### SHORT EXERCISE
Take the listing and print it in full, exactly as given.

### RECORDED DATA
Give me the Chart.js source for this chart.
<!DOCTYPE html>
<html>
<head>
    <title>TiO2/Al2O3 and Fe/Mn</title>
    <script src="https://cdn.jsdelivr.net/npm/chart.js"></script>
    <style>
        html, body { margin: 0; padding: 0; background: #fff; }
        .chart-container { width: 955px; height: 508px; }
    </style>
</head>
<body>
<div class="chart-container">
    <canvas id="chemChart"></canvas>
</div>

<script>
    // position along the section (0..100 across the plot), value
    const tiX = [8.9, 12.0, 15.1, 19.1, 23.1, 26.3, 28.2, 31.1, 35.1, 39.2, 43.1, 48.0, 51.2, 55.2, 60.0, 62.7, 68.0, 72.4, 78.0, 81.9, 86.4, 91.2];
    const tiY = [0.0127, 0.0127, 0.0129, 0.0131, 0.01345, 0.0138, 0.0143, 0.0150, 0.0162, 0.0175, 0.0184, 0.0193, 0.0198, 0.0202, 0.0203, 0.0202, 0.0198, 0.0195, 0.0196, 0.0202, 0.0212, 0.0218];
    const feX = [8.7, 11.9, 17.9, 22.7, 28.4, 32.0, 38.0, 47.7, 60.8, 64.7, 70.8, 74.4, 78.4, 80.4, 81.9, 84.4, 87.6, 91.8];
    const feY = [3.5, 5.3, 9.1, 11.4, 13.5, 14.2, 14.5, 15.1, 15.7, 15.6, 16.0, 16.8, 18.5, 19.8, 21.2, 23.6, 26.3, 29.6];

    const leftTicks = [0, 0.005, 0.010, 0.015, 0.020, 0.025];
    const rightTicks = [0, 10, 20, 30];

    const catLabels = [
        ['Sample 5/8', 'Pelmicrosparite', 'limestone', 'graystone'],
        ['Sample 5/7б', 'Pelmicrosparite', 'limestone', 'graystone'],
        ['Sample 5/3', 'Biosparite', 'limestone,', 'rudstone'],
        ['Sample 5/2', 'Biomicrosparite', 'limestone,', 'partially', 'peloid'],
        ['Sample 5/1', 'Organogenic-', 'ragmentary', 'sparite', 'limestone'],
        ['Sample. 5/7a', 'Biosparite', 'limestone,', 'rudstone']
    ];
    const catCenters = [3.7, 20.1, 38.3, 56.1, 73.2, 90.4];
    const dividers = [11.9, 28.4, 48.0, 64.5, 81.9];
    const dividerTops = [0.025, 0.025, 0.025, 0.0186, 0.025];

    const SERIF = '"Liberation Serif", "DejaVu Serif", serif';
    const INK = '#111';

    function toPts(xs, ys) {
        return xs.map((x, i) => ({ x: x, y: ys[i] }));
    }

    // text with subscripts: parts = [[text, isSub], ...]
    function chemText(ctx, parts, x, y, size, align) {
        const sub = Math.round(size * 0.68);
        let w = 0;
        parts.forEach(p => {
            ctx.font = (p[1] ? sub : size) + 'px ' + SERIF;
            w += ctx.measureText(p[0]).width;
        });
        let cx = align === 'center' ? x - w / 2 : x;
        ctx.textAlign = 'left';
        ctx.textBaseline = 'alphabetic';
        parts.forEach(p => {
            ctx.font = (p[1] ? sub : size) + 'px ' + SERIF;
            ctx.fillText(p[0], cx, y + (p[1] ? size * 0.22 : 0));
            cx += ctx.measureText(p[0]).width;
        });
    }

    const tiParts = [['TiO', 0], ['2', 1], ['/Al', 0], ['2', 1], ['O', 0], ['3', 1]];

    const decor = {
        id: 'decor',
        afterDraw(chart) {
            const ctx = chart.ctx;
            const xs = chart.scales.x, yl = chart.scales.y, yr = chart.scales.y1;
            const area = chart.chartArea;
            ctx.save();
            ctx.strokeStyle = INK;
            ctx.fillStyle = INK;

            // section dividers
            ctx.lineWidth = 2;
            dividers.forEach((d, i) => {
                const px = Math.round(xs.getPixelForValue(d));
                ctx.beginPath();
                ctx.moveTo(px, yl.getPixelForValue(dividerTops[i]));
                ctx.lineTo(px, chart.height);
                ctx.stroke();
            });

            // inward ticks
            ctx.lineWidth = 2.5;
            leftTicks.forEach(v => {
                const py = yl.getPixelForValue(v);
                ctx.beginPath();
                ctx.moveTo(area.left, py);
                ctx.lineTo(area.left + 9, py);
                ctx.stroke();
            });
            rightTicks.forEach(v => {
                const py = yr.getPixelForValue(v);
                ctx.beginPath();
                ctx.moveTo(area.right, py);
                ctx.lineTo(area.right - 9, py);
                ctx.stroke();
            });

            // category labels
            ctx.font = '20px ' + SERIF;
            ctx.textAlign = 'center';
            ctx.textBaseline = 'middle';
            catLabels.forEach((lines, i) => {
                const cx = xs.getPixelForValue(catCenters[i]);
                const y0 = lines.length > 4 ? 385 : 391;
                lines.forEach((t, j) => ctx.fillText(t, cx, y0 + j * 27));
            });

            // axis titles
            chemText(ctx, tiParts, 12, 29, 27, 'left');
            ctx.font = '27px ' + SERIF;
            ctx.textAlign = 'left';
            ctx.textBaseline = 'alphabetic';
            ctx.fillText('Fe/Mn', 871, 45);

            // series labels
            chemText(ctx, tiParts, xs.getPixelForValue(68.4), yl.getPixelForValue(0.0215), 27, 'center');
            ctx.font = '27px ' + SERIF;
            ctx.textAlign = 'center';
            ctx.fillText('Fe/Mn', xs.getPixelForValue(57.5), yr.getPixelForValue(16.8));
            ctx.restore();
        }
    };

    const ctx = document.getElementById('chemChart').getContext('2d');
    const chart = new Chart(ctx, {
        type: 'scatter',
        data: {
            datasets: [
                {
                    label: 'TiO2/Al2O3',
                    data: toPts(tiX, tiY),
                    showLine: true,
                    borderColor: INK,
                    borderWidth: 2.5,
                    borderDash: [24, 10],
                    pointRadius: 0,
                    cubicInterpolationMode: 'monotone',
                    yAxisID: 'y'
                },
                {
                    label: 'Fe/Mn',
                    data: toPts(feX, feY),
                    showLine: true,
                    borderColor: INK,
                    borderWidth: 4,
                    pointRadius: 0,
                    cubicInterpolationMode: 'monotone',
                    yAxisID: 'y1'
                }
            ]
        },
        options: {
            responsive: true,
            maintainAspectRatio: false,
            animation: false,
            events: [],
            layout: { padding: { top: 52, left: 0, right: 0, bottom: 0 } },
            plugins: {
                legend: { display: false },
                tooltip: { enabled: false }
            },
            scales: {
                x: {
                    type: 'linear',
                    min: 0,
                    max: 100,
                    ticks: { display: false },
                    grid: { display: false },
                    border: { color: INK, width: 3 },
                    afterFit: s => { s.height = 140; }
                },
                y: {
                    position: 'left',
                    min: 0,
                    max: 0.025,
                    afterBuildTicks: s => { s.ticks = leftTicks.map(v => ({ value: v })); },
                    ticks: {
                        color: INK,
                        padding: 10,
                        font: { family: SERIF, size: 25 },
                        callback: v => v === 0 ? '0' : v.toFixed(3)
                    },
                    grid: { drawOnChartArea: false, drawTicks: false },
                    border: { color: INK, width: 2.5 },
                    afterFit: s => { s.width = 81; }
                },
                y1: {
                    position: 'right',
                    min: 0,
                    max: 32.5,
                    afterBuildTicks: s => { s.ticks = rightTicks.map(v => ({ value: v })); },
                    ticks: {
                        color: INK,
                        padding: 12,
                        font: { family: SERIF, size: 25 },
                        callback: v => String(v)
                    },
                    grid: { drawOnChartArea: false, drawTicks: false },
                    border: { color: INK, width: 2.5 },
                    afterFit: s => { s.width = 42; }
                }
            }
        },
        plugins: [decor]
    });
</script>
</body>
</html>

### EXERCISE RESPONSE
Give me the Chart.js source for this chart.
<!DOCTYPE html>
<html>
<head>
    <title>TiO2/Al2O3 and Fe/Mn</title>
    <script src="https://cdn.jsdelivr.net/npm/chart.js"></script>
    <style>
        html, body { margin: 0; padding: 0; background: #fff; }
        .chart-container { width: 955px; height: 508px; }
    </style>
</head>
<body>
<div class="chart-container">
    <canvas id="chemChart"></canvas>
</div>

<script>
    // position along the section (0..100 across the plot), value
    const tiX = [8.9, 12.0, 15.1, 19.1, 23.1, 26.3, 28.2, 31.1, 35.1, 39.2, 43.1, 48.0, 51.2, 55.2, 60.0, 62.7, 68.0, 72.4, 78.0, 81.9, 86.4, 91.2];
    const tiY = [0.0127, 0.0127, 0.0129, 0.0131, 0.01345, 0.0138, 0.0143, 0.0150, 0.0162, 0.0175, 0.0184, 0.0193, 0.0198, 0.0202, 0.0203, 0.0202, 0.0198, 0.0195, 0.0196, 0.0202, 0.0212, 0.0218];
    const feX = [8.7, 11.9, 17.9, 22.7, 28.4, 32.0, 38.0, 47.7, 60.8, 64.7, 70.8, 74.4, 78.4, 80.4, 81.9, 84.4, 87.6, 91.8];
    const feY = [3.5, 5.3, 9.1, 11.4, 13.5, 14.2, 14.5, 15.1, 15.7, 15.6, 16.0, 16.8, 18.5, 19.8, 21.2, 23.6, 26.3, 29.6];

    const leftTicks = [0, 0.005, 0.010, 0.015, 0.020, 0.025];
    const rightTicks = [0, 10, 20, 30];

    const catLabels = [
        ['Sample 5/8', 'Pelmicrosparite', 'limestone', 'graystone'],
        ['Sample 5/7б', 'Pelmicrosparite', 'limestone', 'graystone'],
        ['Sample 5/3', 'Biosparite', 'limestone,', 'rudstone'],
        ['Sample 5/2', 'Biomicrosparite', 'limestone,', 'partially', 'peloid'],
        ['Sample 5/1', 'Organogenic-', 'ragmentary', 'sparite', 'limestone'],
        ['Sample. 5/7a', 'Biosparite', 'limestone,', 'rudstone']
    ];
    const catCenters = [3.7, 20.1, 38.3, 56.1, 73.2, 90.4];
    const dividers = [11.9, 28.4, 48.0, 64.5, 81.9];
    const dividerTops = [0.025, 0.025, 0.025, 0.0186, 0.025];

    const SERIF = '"Liberation Serif", "DejaVu Serif", serif';
    const INK = '#111';

    function toPts(xs, ys) {
        return xs.map((x, i) => ({ x: x, y: ys[i] }));
    }

    // text with subscripts: parts = [[text, isSub], ...]
    function chemText(ctx, parts, x, y, size, align) {
        const sub = Math.round(size * 0.68);
        let w = 0;
        parts.forEach(p => {
            ctx.font = (p[1] ? sub : size) + 'px ' + SERIF;
            w += ctx.measureText(p[0]).width;
        });
        let cx = align === 'center' ? x - w / 2 : x;
        ctx.textAlign = 'left';
        ctx.textBaseline = 'alphabetic';
        parts.forEach(p => {
            ctx.font = (p[1] ? sub : size) + 'px ' + SERIF;
            ctx.fillText(p[0], cx, y + (p[1] ? size * 0.22 : 0));
            cx += ctx.measureText(p[0]).width;
        });
    }

    const tiParts = [['TiO', 0], ['2', 1], ['/Al', 0], ['2', 1], ['O', 0], ['3', 1]];

    const decor = {
        id: 'decor',
        afterDraw(chart) {
            const ctx = chart.ctx;
            const xs = chart.scales.x, yl = chart.scales.y, yr = chart.scales.y1;
            const area = chart.chartArea;
            ctx.save();
            ctx.strokeStyle = INK;
            ctx.fillStyle = INK;

            // section dividers
            ctx.lineWidth = 2;
            dividers.forEach((d, i) => {
                const px = Math.round(xs.getPixelForValue(d));
                ctx.beginPath();
                ctx.moveTo(px, yl.getPixelForValue(dividerTops[i]));
                ctx.lineTo(px, chart.height);
                ctx.stroke();
            });

            // inward ticks
            ctx.lineWidth = 2.5;
            leftTicks.forEach(v => {
                const py = yl.getPixelForValue(v);
                ctx.beginPath();
                ctx.moveTo(area.left, py);
                ctx.lineTo(area.left + 9, py);
                ctx.stroke();
            });
            rightTicks.forEach(v => {
                const py = yr.getPixelForValue(v);
                ctx.beginPath();
                ctx.moveTo(area.right, py);
                ctx.lineTo(area.right - 9, py);
                ctx.stroke();
            });

            // category labels
            ctx.font = '20px ' + SERIF;
            ctx.textAlign = 'center';
            ctx.textBaseline = 'middle';
            catLabels.forEach((lines, i) => {
                const cx = xs.getPixelForValue(catCenters[i]);
                const y0 = lines.length > 4 ? 385 : 391;
                lines.forEach((t, j) => ctx.fillText(t, cx, y0 + j * 27));
            });

            // axis titles
            chemText(ctx, tiParts, 12, 29, 27, 'left');
            ctx.font = '27px ' + SERIF;
            ctx.textAlign = 'left';
            ctx.textBaseline = 'alphabetic';
            ctx.fillText('Fe/Mn', 871, 45);

            // series labels
            chemText(ctx, tiParts, xs.getPixelForValue(68.4), yl.getPixelForValue(0.0215), 27, 'center');
            ctx.font = '27px ' + SERIF;
            ctx.textAlign = 'center';
            ctx.fillText('Fe/Mn', xs.getPixelForValue(57.5), yr.getPixelForValue(16.8));
            ctx.restore();
        }
    };

    const ctx = document.getElementById('chemChart').getContext('2d');
    const chart = new Chart(ctx, {
        type: 'scatter',
        data: {
            datasets: [
                {
                    label: 'TiO2/Al2O3',
                    data: toPts(tiX, tiY),
                    showLine: true,
                    borderColor: INK,
                    borderWidth: 2.5,
                    borderDash: [24, 10],
                    pointRadius: 0,
                    cubicInterpolationMode: 'monotone',
                    yAxisID: 'y'
                },
                {
                    label: 'Fe/Mn',
                    data: toPts(feX, feY),
                    showLine: true,
                    borderColor: INK,
                    borderWidth: 4,
                    pointRadius: 0,
                    cubicInterpolationMode: 'monotone',
                    yAxisID: 'y1'
                }
            ]
        },
        options: {
            responsive: true,
            maintainAspectRatio: false,
            animation: false,
            events: [],
            layout: { padding: { top: 52, left: 0, right: 0, bottom: 0 } },
            plugins: {
                legend: { display: false },
                tooltip: { enabled: false }
            },
            scales: {
                x: {
                    type: 'linear',
                    min: 0,
                    max: 100,
                    ticks: { display: false },
                    grid: { display: false },
                    border: { color: INK, width: 3 },
                    afterFit: s => { s.height = 140; }
                },
                y: {
                    position: 'left',
                    min: 0,
                    max: 0.025,
                    afterBuildTicks: s => { s.ticks = leftTicks.map(v => ({ value: v })); },
                    ticks: {
                        color: INK,
                        padding: 10,
                        font: { family: SERIF, size: 25 },
                        callback: v => v === 0 ? '0' : v.toFixed(3)
                    },
                    grid: { drawOnChartArea: false, drawTicks: false },
                    border: { color: INK, width: 2.5 },
                    afterFit: s => { s.width = 81; }
                },
                y1: {
                    position: 'right',
                    min: 0,
                    max: 32.5,
                    afterBuildTicks: s => { s.ticks = rightTicks.map(v => ({ value: v })); },
                    ticks: {
                        color: INK,
                        padding: 12,
                        font: { family: SERIF, size: 25 },
                        callback: v => String(v)
                    },
                    grid: { drawOnChartArea: false, drawTicks: false },
                    border: { color: INK, width: 2.5 },
                    afterFit: s => { s.width = 42; }
                }
            }
        },
        plugins: [decor]
    });
</script>
</body>
</html>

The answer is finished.